Граф задавался и таким вопросом: что такое партия? Партия хочет,
партия считает…
        «Я тоже член партии гордо заявлял он. Коммунист военного призыва.  Но меня никто не спросил, чего я хочу, что я считаю правильным, а что нет. Откуда же появилось, что партия так считает?»
Этим вопросом задавался не один дядя Сережа, многие
рядовые члены  партии. Но или боялись вслух его высказать, то ли по иным причинам, неведомым мне. Но, уверен, и невысказанным вопрос хорошо был слышен в высоких партийных кабинетах. И напрочь проигнорированным слепыми поводырями.   Когда же стало возможным без боязни быть расстрелянным или сосланным, этот вопрос превратился в обвинительный постулат  монстру, называемому партией коммунистов, этой иллюзии, за ширмой которой сидели преступники и властолюбцы. Но до этого времени размышляющие и задающие неудобные вопросы с точки зрения партийных злодеев, дожили немногие.
 
Жизнь в детстве, на Синицынском проезде, вспоминается
необыкновенно бурной, живой. Все окружавшие меня, и прежде всего я сам, к чему-то стремились, старались чего-то достичь. Одни были бы счастливы, будь у них  обыкновенная еда и одежда. О том и мечтали.  Но  не было ни того, ни другого.  Мечтали наесться  досыта, об одежде без дыр и заплат, одежде, купленной в магазине, а не перешитой в сотый раз из немецкого трофейного мундира или советской солдатской  гимнастерки, из заводской спецодежды, из старых бабушкиных платьев.
 
        Безответственные и глупые, вроде меня, мечтали  выбиться в люди, перенестись в иную жизнь, неизвестную и загадочную и совсем непохожую на ту, которую видели изо дня в день.
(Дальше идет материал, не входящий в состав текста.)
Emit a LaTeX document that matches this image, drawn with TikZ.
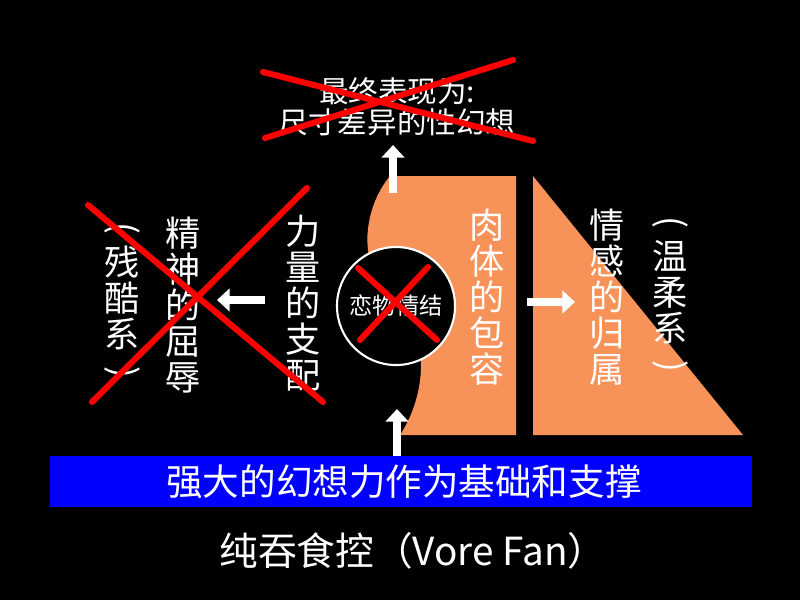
\documentclass[tikz,border=0pt]{standalone}
\usepackage{fontspec}
\newfontfamily\cjk{Noto Sans CJK SC}
\usetikzlibrary{arrows.meta,positioning}
\definecolor{flesh}{RGB}{247,146,89}
\definecolor{barblue}{RGB}{0,0,255}
\newcommand\vopen{\rotatebox[origin=c]{-90}{(}}
\newcommand\vclose{\rotatebox[origin=c]{-90}{)}}

\begin{document}
\begin{tikzpicture}[
  x=0.025cm, y=-0.025cm,
  vtext/.style={text=white, align=center, inner sep=0pt,
                font=\cjk\fontsize{25}{25.5}\selectfont},
  note/.style={text=white, align=center, inner sep=0pt,
               font=\cjk\fontsize{21}{22}\selectfont},
  cross/.style={draw=red, line width=4.3pt, line cap=round},
  arr/.style={draw=white, line width=5pt,
              -{Triangle[width=16pt,length=9pt]}}
]
\useasboundingbox (0,0) rectangle (800,600);
\fill[black] (0,0) rectangle (800,600);

% orange shapes
\fill[flesh] (390,176) -- (516,176) -- (516,435) -- (400,435)
  .. controls (410,420) and (421,395) .. (421,365)
  .. controls (421,330) and (380,300) .. (370,260)
  .. controls (363,235) and (370,200) .. (390,176) -- cycle;
\fill[flesh] (533,176) -- (743,435) -- (533,435) -- cycle;

\node[draw=white, line width=1.5pt, fill=black, circle,
      minimum size=2.95cm, inner sep=0pt] (knot) at (396,306) {};
\node[text=white, font=\cjk\fontsize{16.5}{18}\selectfont] at (knot) {恋物情结};

\node[note] (result) at (397,107) {最终表现为:\\尺寸差异的性幻想};

\node[vtext] (flesh) at (487,297) {肉\\体\\的\\包\\容};
\node[vtext] (belong) at (607,297) {情\\感\\的\\归\\属};
\node[vtext] (gentle) at (670,297) {\vopen\\温\\柔\\系\\\vclose};
\node[vtext] (power) at (303,303) {力\\量\\的\\支\\配};
\node[vtext] (shame) at (183,305) {精\\神\\的\\屈\\辱};
\node[vtext] (cruel) at (122,303) {\vopen\\残\\酷\\系\\\vclose};

\fill[barblue] (50,456) rectangle (752,507);
\node[text=white, font=\cjk\fontsize{26}{28}\selectfont] (base)
  at (404,482) {强大的幻想力作为基础和支撑};

\node[text=white, font=\cjk\fontsize{27.5}{30}\selectfont] (title)
  at (413,551) {纯吞食控（Vore Fan）};

\coordinate (upfoot) at (393,193);
\coordinate (uptip) at (393,145);
\coordinate (downfoot) at (397,456);
\coordinate (downtip) at (397,409);
\coordinate (lfoot) at (265,300);
\coordinate (ltip) at (217,300);
\coordinate (rfoot) at (527,302);
\coordinate (rtip) at (575,302);
\draw[arr] (upfoot) -- (uptip);
\draw[arr] (downfoot) -- (downtip);
\draw[arr] (lfoot) -- (ltip);
\draw[arr] (rfoot) -- (rtip);

% crossed out
\draw[cross] (263,72) -- (533,141);
\draw[cross] (265,138) -- (513,60);
\draw[cross] (358,268) -- (437,340);
\draw[cross] (360,340) -- (428,267);
\draw[cross] (88,205) -- (323,402);
\draw[cross] (92,402) -- (307,188);
\end{tikzpicture}
\end{document}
        Как ни странно, мечта медленно, незаметно для меня и
обнаруженная мною лишь  сквозь прожитое время, все же осуществлялась. Складывалась она, прежде всего, жизнью школьной, знакомством с семьями одноклассников, людей совсем другого слоя и интеллекта. Потом и вовсе многое изменилось, радикально, очевидно – прощание с улицей, суворовское училище, книги, много книг, культура, становилась реальностью жизни, её составляющей. И  культура,  книги стали жизненной необходимостью, тем хлебом насущным, который не просто дополняет  хлеб привычный, но порой заменяет его.